At the year 2000 Republican convention in Philadelphia, Laura Bush called for mothers to read to their children at an early age. This reduction of a public function to the private sphere was certainly not absent on the Democratic platform that year. The Gore campaign and the Democratic Party similarly evoked family tenderness and love to sell their political agenda. Two of the Gore children spoke about how much they loved their parents, one even telling of how her father taught her to build an igloo without explaining how they got enough snow to build one in Tennessee. Tipper Gore showed a heartwarming video about her life and love with Al, boasting of how they have been in love with each other for thirty years, ever since they first set eyes on each other.
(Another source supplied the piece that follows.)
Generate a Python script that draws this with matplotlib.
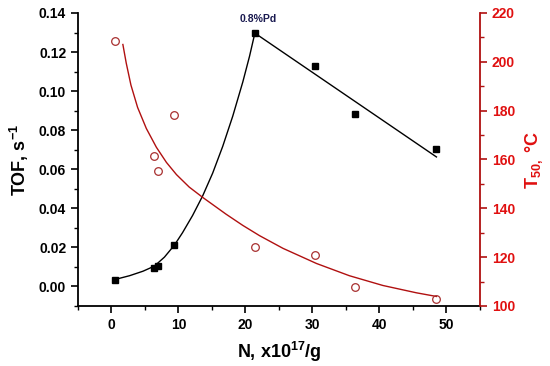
import matplotlib
matplotlib.use("Agg")
import matplotlib.pyplot as plt
from matplotlib.ticker import MultipleLocator

plt.rcParams['font.family'] = 'Liberation Sans'
plt.rcParams['font.weight'] = 'bold'
plt.rcParams['axes.labelweight'] = 'bold'
plt.rcParams['mathtext.fontset'] = 'custom'
plt.rcParams['mathtext.rm'] = 'Liberation Sans:bold'
plt.rcParams['mathtext.it'] = 'Liberation Sans:bold'
plt.rcParams['mathtext.bf'] = 'Liberation Sans:bold'

# TOF data (black squares)
n_tof = [0.5, 6.4, 7.0, 9.4, 21.4, 30.4, 36.4, 48.5]
tof = [0.0031, 0.0093, 0.0104, 0.0210, 0.1297, 0.1130, 0.0884, 0.0705]

# TOF trend: rising curve then straight line after the 0.8%Pd sample
n_rise = [0.45, 2.7, 4.7, 6.4, 7.9, 9.4, 10.6, 12.1, 13.6, 15.1, 16.6, 18.1, 19.6, 20.6, 21.4]
tof_rise = [0.0035, 0.0055, 0.0078, 0.0104, 0.0150, 0.0212, 0.0275, 0.0363, 0.0463,
            0.0580, 0.0717, 0.0872, 0.1047, 0.1178, 0.1297]
n_fall = [21.4, 48.5]
tof_fall = [0.1297, 0.0663]

# T50 data (red circles)
n_t50 = [0.5, 6.3, 7.0, 9.4, 21.4, 30.4, 36.4, 48.5]
t50 = [208.5, 161.5, 155.2, 178.2, 124.0, 120.9, 107.8, 102.9]

# T50 trend curve
n_t50_fit = [1.7, 2.2, 2.9, 3.9, 5.2, 6.7, 8.2, 9.7, 11.6, 13.6, 17.1, 19.6, 22.1,
             25.6, 30.6, 35.5, 40.5, 45.5, 48.5]
t50_fit = [207.1, 199.5, 190.5, 181.3, 172.7, 165.0, 158.8, 153.8, 148.7, 144.5, 137.6,
           133.0, 128.8, 123.6, 117.4, 112.4, 108.4, 105.4, 103.9]

red = '#e01010'
dark_red = '#b01010'

fig = plt.figure(figsize=(5.5, 3.66), dpi=100)
ax = fig.add_axes([0.1418, 0.164, 0.7309, 0.8005])
ax2 = ax.twinx()

ax.plot(n_rise, tof_rise, color='black', lw=1.0)
ax.plot(n_fall, tof_fall, color='black', lw=1.0)
ax.plot(n_tof, tof, 's', color='black', ms=5, zorder=5)
ax.text(21.9, 0.1345, '0.8%Pd', color='#1a1a50', fontsize=7.5, ha='center', va='bottom')

ax2.plot(n_t50_fit, t50_fit, color=dark_red, lw=1.0)
ax2.plot(n_t50, t50, 'o', mfc='none', mec='#a83030', ms=5.5, mew=0.9)

ax.set_xlim(-5, 55)
ax.set_ylim(-0.01, 0.14)
ax2.set_ylim(100, 220)

ax.xaxis.set_major_locator(MultipleLocator(10))
ax.xaxis.set_minor_locator(MultipleLocator(5))
ax.yaxis.set_major_locator(MultipleLocator(0.02))
ax.yaxis.set_minor_locator(MultipleLocator(0.01))
ax2.yaxis.set_major_locator(MultipleLocator(20))
ax2.yaxis.set_minor_locator(MultipleLocator(10))
ax.yaxis.set_major_formatter(plt.FormatStrFormatter('%.2f'))

for a in (ax, ax2):
    a.spines['top'].set_visible(False)
    for s in a.spines.values():
        s.set_linewidth(1.3)
ax.spines['right'].set_visible(False)
ax2.spines['left'].set_visible(False)
ax2.spines['bottom'].set_visible(False)
ax2.spines['right'].set_color(dark_red)

ax.tick_params(which='major', length=5, width=1.2, labelsize=10, direction='out')
ax.tick_params(which='minor', length=3, width=1.0, direction='out')
ax2.tick_params(which='major', length=5, width=1.2, labelsize=10, colors=dark_red, labelcolor=red)
ax2.tick_params(which='minor', length=3, width=1.0, colors=dark_red)

ax.set_xlabel('N, x10$^{17}$/g', fontsize=13, labelpad=6)
ax.set_ylabel('TOF, s$^{-1}$', fontsize=13, labelpad=6)
ax2.set_ylabel('T$_{50,}$ °C', fontsize=13, color=red, labelpad=6)

fig.savefig('out.png', dpi=100)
Clearly, this was an attempt to offset the Clinton legacy of dubious morality and infidelity. However, it also serves the same purpose as Laura Bush’s speech in selling hard politics in the name of love. Not subject to partisan differences, the sanctimonious and caring family is supposed to replace the need for a welfare state or a social net, and serves to justify, in political rhetoric, structural adjustment programs both in the United States and abroad. What makes Laura Bush’s speech alarming (though not unique and certainly not partyexclusive) is how she uses a story about education as central to “compassionate conservativism,” or rather, her “politics of care,” through which she constructs a neoliberal philosophy. Likening teaching to mothering, Laura Bush explicitly linked family values, increased attention to early childhood (but not to welfare), to the curtailment of the federalist state, the growth of the military, and the need to remove federal regulations on capital flows, in other words, to the need to defend aggressively the expansion of markets for U.S. goods in the interests of providing and protecting an ideal, blissful and untouchable privacy.1 The Republican innovation was to privatize the public sphere by privatizing the classroom, as the soon-to-be first lady spoke in front of a Dubya joining her through video teleconferencing from a midwestern elementary school. By transforming the role of the teacher into a mothering relation, by reducing the public role of socializing citizens to sentimental or familial pictures of private love, this moral, even emotional vision of teaching as nurturing serves to show education as a private rather than a public responsibility.